4. Best Pain Medications in Renal Colic?

Take Home: For patients with renal colic, I will use both an NSAID and opiate up front for pain control.  This study has some problems with dosing, but overall supports a practice that makes intuitive sense.


Systematic review of the relative efficacy of non-steroidal anti-inflammatory drugs and opioids in the treatment of acute renal colic

– BMJ 2004

http://www.bmj.com/content/bmj/328/7453/1401.full.pdf

Review of 20 studies and 1613 patients from 1982-1999 with high variability in quality of study, medications compared, protocols, placebos, etc…

Results:

PAIN control: 7/9 studies comparing NSAIDS to Opiates favored NSAIDs, 1 showed no difference, while only 1 favored opioids.

June 1

Rescue Analgesia: NSAIDS  decreased need for rescue analgesia vs Opiates.

june 2

Vomiting: NSAIDs decreased likelihood of vomiting. (meperidine (Demerol) studies had a large biasing effect on this result)

june 3



Interestingly, NONE of these studies compared our two most common treatments: Toradol and Morphine, Until:



Intravenous morphine plus ketorolac superior to either drug alone for treatment of acute renal colic.

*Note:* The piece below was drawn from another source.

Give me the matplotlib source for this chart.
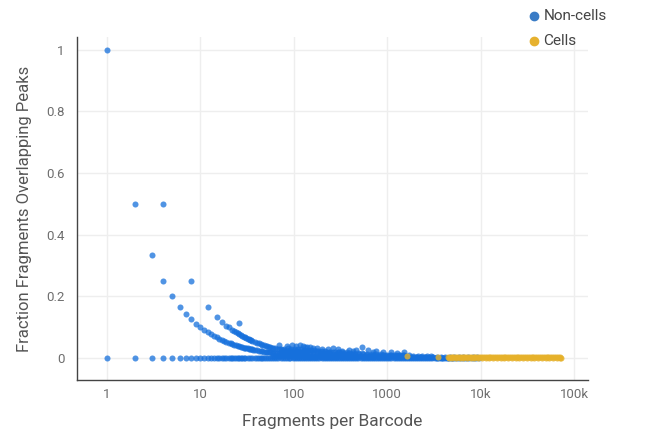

– Annals of Emerg Med 2006

Study: Randomized Prospective trial comparing ketorolac vs morphine vs morphine and ketorolac together

Population: 18-55 yo with diagnosis of renal colic and pain >/= 5 on VAS

Interventions: Pts divided into three groups, got:

  • 5mg morphine IV (M)
  • 15mg Ketorolac IV(K), or
  • Both (B).

0 min – Randomized medications given

20 min – Reassessed at to see if patient needed redosing. (Re-dosed was done with the same medication to which they were randomized).

40 min – Final Outcome measured.

Primary Outcome: Pain level on 10 point VAS at 40 minutes.

Secondary Outcomes: need for rescue meds at 40 min, side effects

Results: 130 patients randomized

Pain at time 0 min = 8.7 (equal in all groups)

Ketorolac Morphine Both
Pain Score at 40m 4.0 2.7

2.0*

Needs Rescue Med 33% 42%

16%*

Nausea/Vomiting 2% 24% 6%

Conclusions: Though the dosing of the medications in this study is suboptimal (low dose for ketorolac and not weight based for morphine), it seems that a combination of morphine and Toradol does improve symptoms, which makes intuitive sense.